On Thursday night Jon and I tagged along once again with Lindsey’s tour group for a boat ride down the Seine. I took a lot of pictures and most of them were terrible, so shame on me. Better to be in the moment anyway, right? The tour guide on the boat peppered the ride with bits of information as we leisurely made our way down and back, in both French and English. She was lovely! It’s pretty great that so much of the best bits of architecture in the city are all concentrated along the river.

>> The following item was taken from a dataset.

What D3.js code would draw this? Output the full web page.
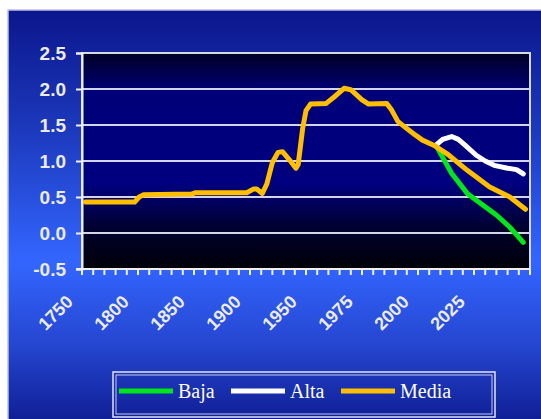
<!DOCTYPE html>
<html lang="es">
<head>
<meta charset="UTF-8">
<script src="https://cdn.jsdelivr.net/npm/d3@7"></script>
<style>
  body { margin: 0; background: #fff; }
  svg { display: block; }
  .ylab, .xlab { font-family: Arial, "Liberation Sans", sans-serif; font-weight: bold; fill: #ececec; }
  .leg { font-family: "Times New Roman", "Liberation Serif", serif; fill: #fff; font-size: 20px; }
</style>
</head>
<body>
<div id="chart"></div>
<script>
// tick labels (category axis, evenly spaced)
const xLabels = [1750, 1800, 1850, 1900, 1950, 1975, 2000, 2025];
const yTicks = [-0.5, 0.0, 0.5, 1.0, 1.5, 2.0, 2.5];

// series: [year, value]
const media = [
  [1753, 0.43], [1797, 0.43], [1801, 0.50], [1805, 0.53], [1848, 0.54], [1851, 0.56],
  [1897, 0.56], [1903, 0.61], [1906, 0.61], [1911, 0.55], [1915, 0.68], [1920, 0.98],
  [1925, 1.12], [1929, 1.13], [1935, 1.02], [1941, 0.90], [1943, 0.95], [1947, 1.45],
  [1950, 1.70], [1952, 1.79], [1959, 1.80], [1963, 1.90], [1967, 2.01], [1970, 1.99],
  [1975, 1.85], [1978, 1.79], [1986, 1.80], [1988, 1.72], [1991, 1.55], [1995, 1.45],
  [1998, 1.38], [2002, 1.29], [2007, 1.22], [2013, 1.10], [2022, 0.87], [2032, 0.64],
  [2041, 0.50], [2048, 0.33]
];
const alta = [
  [2008, 1.22], [2011, 1.30], [2015, 1.34], [2018, 1.30], [2021, 1.22], [2026, 1.08],
  [2030, 1.00], [2034, 0.94], [2040, 0.90], [2044, 0.88], [2047, 0.82]
];
const baja = [
  [2008, 1.22], [2011, 1.05], [2015, 0.83], [2022, 0.55], [2028, 0.41], [2035, 0.25],
  [2041, 0.08], [2047, -0.13]
];

const W = 541, H = 419;
const plot = { left: 82, right: 530, top: 53, bottom: 269 };

const svg = d3.select("#chart").append("svg")
  .attr("width", W).attr("height", H);

const defs = svg.append("defs");
const outerGrad = defs.append("linearGradient").attr("id", "outerGrad")
  .attr("x1", 0).attr("y1", 0).attr("x2", 0).attr("y2", 1);
[[0, "#0b168c"], [0.3, "#1d3bbf"], [0.6, "#3366ff"], [0.8, "#2546d0"], [1, "#0d1a8e"]]
  .forEach(s => outerGrad.append("stop").attr("offset", s[0]).attr("stop-color", s[1]));

const plotGrad = defs.append("linearGradient").attr("id", "plotGrad")
  .attr("x1", 0).attr("y1", 0).attr("x2", 0).attr("y2", 1);
[[0, "#000024"], [0.18, "#000078"], [0.6, "#000080"], [0.82, "#00002c"], [1, "#000008"]]
  .forEach(s => plotGrad.append("stop").attr("offset", s[0]).attr("stop-color", s[1]));

// chart background
svg.append("rect").attr("x", 8).attr("y", 10).attr("width", W).attr("height", H)
  .attr("fill", "url(#outerGrad)").attr("stroke", "#b8c0e8").attr("stroke-width", 1.5);

// x scale: categories evenly spaced, so piecewise linear over years
const xDomain = xLabels.concat([2050]);
const x = d3.scaleLinear()
  .domain(xDomain)
  .range(xDomain.map((d, i) => plot.left + i * (plot.right - plot.left) / (xDomain.length - 1)));

const y = d3.scaleLinear().domain([-0.5, 2.5]).range([plot.bottom, plot.top]);

svg.append("rect")
  .attr("x", plot.left).attr("y", plot.top)
  .attr("width", plot.right - plot.left).attr("height", plot.bottom - plot.top)
  .attr("fill", "url(#plotGrad)");

// gridlines
svg.append("g").selectAll("line").data(yTicks.filter(d => d > -0.5 && d < 2.5)).join("line")
  .attr("x1", plot.left).attr("x2", plot.right)
  .attr("y1", d => y(d)).attr("y2", d => y(d))
  .attr("stroke", "#d4d4e8").attr("stroke-width", 2);

svg.append("rect")
  .attr("x", plot.left).attr("y", plot.top)
  .attr("width", plot.right - plot.left).attr("height", plot.bottom - plot.top)
  .attr("fill", "none").attr("stroke", "#d8d8e4").attr("stroke-width", 2);

// y axis
const yAxis = svg.append("g").attr("transform", `translate(${plot.left},0)`)
  .call(d3.axisLeft(y).tickValues(yTicks).tickSize(6).tickPadding(10).tickFormat(d3.format(".1f")));
yAxis.select(".domain").attr("stroke", "#f0f0f0").attr("stroke-width", 2);
yAxis.selectAll(".tick line").attr("stroke", "#f0f0f0").attr("stroke-width", 2);
yAxis.selectAll(".tick text").attr("class", "ylab").attr("font-size", 19)
  .text(d => d < 0 ? "-" + Math.abs(d).toFixed(1) : d.toFixed(1));

// x axis: 40 minor ticks along the category axis
const nTicks = 40;
const tickX = d3.range(nTicks + 1).map(i => plot.left + i * (plot.right - plot.left) / nTicks);
const xAxis = svg.append("g");
xAxis.append("line")
  .attr("x1", plot.left - 6).attr("x2", plot.right)
  .attr("y1", plot.bottom).attr("y2", plot.bottom)
  .attr("stroke", "#f0f0f0").attr("stroke-width", 2);
xAxis.selectAll("line.tk").data(tickX).join("line").attr("class", "tk")
  .attr("x1", d => d).attr("x2", d => d)
  .attr("y1", plot.bottom).attr("y2", plot.bottom + 6)
  .attr("stroke", "#f0f0f0").attr("stroke-width", 2);
xAxis.selectAll("text").data(xLabels).join("text")
  .attr("class", "xlab").attr("font-size", 18)
  .attr("text-anchor", "end")
  .attr("transform", d => `translate(${x(d) - 8},${plot.bottom + 34}) rotate(-45)`)
  .text(d => d);

// series lines
const line = d3.line().x(d => x(d[0])).y(d => y(d[1]));
const series = [
  { name: "Baja", data: baja, color: "#00e61a" },
  { name: "Alta", data: alta, color: "#ffffff" },
  { name: "Media", data: media, color: "#ffbf00" }
];
svg.append("g").selectAll("path").data(series).join("path")
  .attr("d", d => line(d.data))
  .attr("fill", "none")
  .attr("stroke", d => d.color)
  .attr("stroke-width", 5)
  .attr("stroke-linejoin", "round")
  .attr("stroke-linecap", "round");

// legend
const leg = svg.append("g");
leg.append("rect").attr("x", 113).attr("y", 372).attr("width", 382).attr("height", 45)
  .attr("fill", "none").attr("stroke", "#e4e4f0").attr("stroke-width", 1.5);
leg.append("rect").attr("x", 116).attr("y", 375).attr("width", 376).attr("height", 39)
  .attr("fill", "none").attr("stroke", "#c8cce8").attr("stroke-width", 1);
const legX = [119, 231, 341];
series.forEach((s, i) => {
  leg.append("line")
    .attr("x1", legX[i]).attr("x2", legX[i] + 54)
    .attr("y1", 391).attr("y2", 391)
    .attr("stroke", s.color).attr("stroke-width", 5);
  leg.append("text").attr("class", "leg")
    .attr("x", legX[i] + 59).attr("y", 398)
    .text(s.name);
});
</script>
</body>
</html>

The same can be said for all the boats, most of which are incredibly ugly, but serve the purpose of lugging people up and down the river-some for fancy private parties, some for a dinner cruise, and some for sightseeing.

After the tour we made our way to Montparnasse, another ugly building (there really aren’t that many, that’s why it stands out so much!) whose sole redeeming quality is that when one goes to the top viewing room one has an amazing view of Paris. And that’s why we went-to watch the sunset at dusk, and watch the Eiffel Tower sparkle away They turn on the sparkle every night at 10 pm for 5 minutes and it’s pretty impressive, not to mention magical.

Sparkle sparkle!

I was kind of dreading leaving Montparnasse because we’d have to bid Lindsey adieu. Her group’s tour guide was such a nice guy, and he offered to let Jon and I ride around on a little night time drive around Paris, dropping us off at a place that would be closer to our hotel before they made their way back to their hotel outside of the city to catch an early flight the next morning. The bus stopped a few times to allow the kids time to take some nighttime photos of things-the Place de la Conchord, the Eiffel Tower, etc.

(This next picture took a million shots to get all three of us in there!)

When the bus pulled up to drop us off, I found myself getting unexpectedly choked up. Lindsey’s kids all chimed in with “awwwwww” while we hugged and said our goodbyes. And then they drove away and Jon and I started walking and I cried, a lot, on the streets of Paris. And it was pathetic.

But at least on the walk home we saw a kimchi truck, and that made me laugh. What’s a kimchi truck, you ask? I assume it has been commissioned on a world tour to sell the wonders of kimchi to the west, but I could be wrong.

Kimchi baguette, anyone? I seriously don’t see the French people in general taking to kimchi, delicious as it may be.